Part of the National Cooperative Extension System

All universities engage in research and teaching, but the nation’s more than 100 land-grant colleges and universities including WVU, have another critical mission: Extension. Extension means reaching out, and along with teaching and research land-grant institutions extend their resources, solving public needs with college or university resources through local programs. With more than 3,000 county offices in the USA, the National Cooperative Extension System is the local front door for many citizens to their state land-grant institutions.

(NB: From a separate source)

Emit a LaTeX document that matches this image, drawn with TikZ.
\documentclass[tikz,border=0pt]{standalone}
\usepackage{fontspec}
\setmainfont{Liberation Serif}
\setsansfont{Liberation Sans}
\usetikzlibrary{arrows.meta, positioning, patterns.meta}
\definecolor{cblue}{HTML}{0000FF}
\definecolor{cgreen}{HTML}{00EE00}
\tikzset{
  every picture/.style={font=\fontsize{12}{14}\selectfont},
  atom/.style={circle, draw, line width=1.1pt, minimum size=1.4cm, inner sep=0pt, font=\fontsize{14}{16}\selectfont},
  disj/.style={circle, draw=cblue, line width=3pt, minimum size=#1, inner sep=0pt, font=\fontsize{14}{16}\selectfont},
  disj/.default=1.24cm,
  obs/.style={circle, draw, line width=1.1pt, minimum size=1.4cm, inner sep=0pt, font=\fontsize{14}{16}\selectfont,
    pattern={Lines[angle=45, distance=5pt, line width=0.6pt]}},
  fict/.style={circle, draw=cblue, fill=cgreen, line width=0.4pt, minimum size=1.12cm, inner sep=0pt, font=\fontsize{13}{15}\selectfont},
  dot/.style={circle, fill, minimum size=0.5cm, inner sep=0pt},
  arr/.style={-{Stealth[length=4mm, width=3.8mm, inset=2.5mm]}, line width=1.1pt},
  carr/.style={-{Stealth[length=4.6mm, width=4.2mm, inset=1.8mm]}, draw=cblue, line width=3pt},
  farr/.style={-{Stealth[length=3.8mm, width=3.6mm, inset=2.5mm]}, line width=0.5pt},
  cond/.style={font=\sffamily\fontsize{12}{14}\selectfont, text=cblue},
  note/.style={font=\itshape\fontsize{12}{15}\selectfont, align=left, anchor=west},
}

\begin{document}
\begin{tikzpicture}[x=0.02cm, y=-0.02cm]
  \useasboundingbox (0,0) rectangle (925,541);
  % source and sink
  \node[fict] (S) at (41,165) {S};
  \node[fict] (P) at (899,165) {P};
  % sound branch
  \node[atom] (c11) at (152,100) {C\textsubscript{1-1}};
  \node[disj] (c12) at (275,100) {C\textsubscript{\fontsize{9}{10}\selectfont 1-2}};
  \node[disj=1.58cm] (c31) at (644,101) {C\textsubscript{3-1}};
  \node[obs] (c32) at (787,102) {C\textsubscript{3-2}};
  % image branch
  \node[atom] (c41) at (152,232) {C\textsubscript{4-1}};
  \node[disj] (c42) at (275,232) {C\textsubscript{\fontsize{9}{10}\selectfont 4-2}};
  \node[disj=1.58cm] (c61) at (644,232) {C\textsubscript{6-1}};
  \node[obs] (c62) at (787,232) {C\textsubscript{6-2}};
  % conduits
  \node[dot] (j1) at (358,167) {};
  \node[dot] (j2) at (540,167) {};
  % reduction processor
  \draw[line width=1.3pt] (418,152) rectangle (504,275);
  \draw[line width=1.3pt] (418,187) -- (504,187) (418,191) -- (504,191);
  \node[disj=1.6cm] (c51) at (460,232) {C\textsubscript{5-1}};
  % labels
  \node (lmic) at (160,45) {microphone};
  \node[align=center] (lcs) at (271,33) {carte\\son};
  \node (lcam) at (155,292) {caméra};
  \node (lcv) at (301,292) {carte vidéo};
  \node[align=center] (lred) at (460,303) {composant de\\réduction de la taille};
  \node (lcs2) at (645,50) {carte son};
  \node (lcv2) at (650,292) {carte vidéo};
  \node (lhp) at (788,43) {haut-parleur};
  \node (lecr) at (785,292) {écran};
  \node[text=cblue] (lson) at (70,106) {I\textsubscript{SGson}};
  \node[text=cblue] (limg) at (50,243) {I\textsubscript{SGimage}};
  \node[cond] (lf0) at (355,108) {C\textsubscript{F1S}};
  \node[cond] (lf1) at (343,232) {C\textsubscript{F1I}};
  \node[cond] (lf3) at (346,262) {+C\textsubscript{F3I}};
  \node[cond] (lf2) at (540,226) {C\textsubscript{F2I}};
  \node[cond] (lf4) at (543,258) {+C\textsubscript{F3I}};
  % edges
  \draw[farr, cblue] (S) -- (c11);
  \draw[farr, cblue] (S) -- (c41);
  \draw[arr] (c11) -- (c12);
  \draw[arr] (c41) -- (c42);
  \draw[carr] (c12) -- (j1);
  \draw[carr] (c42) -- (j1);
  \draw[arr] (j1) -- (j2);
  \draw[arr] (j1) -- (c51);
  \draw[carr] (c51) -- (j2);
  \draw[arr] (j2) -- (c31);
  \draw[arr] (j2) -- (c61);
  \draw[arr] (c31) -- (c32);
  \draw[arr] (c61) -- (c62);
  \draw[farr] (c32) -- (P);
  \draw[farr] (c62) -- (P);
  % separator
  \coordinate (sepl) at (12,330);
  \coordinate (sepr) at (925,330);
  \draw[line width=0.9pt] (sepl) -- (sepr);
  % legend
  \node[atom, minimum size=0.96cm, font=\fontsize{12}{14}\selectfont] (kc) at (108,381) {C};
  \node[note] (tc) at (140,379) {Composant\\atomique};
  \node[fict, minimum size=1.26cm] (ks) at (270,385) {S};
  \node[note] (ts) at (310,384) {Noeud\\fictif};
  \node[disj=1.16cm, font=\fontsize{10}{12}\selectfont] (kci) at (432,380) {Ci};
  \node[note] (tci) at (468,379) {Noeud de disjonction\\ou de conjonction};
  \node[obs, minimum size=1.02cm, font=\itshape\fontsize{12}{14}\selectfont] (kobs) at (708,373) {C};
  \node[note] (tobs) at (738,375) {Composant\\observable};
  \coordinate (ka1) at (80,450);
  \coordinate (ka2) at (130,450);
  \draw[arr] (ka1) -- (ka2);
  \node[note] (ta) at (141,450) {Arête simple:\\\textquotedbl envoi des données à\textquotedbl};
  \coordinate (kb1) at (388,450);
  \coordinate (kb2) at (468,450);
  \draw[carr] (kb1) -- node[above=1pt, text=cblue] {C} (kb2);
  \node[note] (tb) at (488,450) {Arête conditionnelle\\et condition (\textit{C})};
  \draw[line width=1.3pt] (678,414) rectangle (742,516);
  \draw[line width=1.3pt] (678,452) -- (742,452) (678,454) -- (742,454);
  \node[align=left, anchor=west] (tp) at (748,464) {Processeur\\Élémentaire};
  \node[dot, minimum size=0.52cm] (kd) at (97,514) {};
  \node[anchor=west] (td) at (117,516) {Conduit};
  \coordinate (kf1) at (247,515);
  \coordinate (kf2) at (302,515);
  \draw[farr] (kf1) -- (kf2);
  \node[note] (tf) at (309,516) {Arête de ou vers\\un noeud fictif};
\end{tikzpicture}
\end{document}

Putting Knowledge to Work!

The West Virginia University Extension Service works to provide solutions in your community through key programs and resources, including agriculture and natural resources; 4-H and youth development; food and nutrition; health and wellness; financial planning; and home gardening. These research-based programs and services are available to all Preston County residents thanks to the tremendous support of our community members, local organizations, volunteers and local partners, including the Board of Education and County Commission.

Preston County Highlights

  • Bill Shockey, WVU Extension Service ANR agent in Preston County, was awarded a SARE Research and Education grant titled “Obtaining Preventative Veterinary Services in Underserved Areas” for $67,092 over a two-year period. The objectives of the grant are to educate producers on the value of having a vet-client-patient relationship to keep animals healthy, and to provide producers tools to attract veterinarian services to underserved areas.
  • David Hartley, WVU Extension Service 4-H agent in Preston County, served on the design team that developed the 4-H National Youth Science Day kit that was used by thousands of 4-H participants across the nation. This program is in partnership with National 4-H Council and Google.
  • Extension Agent David Hartley served as director of the Older Members’ Conference, which serves 191 youths from 38 counties. Preston County was represented by 39 youths, the most of all counties, statewide.
  • The entire Preston County WVU Extension Service staff were greatly involved in the Preston County Buckwheat Festival. From the more than 300 livestock exhibits to the more than 2,000 exhibits in Memorial North, the Extension office coordinates a substantial portion of festival activities, which is a yearlong commitment.
  • 4-H Life, overseen by Megan Midcap, now the WVU Extension Service agent in Lewis County, is part of the national mentoring program designed to provide services to youths of incarcerated parents. These underserved clientele stand to benefit by participating in after-school and group mentoring programs, which have typically been unavailable to this vulnerable population.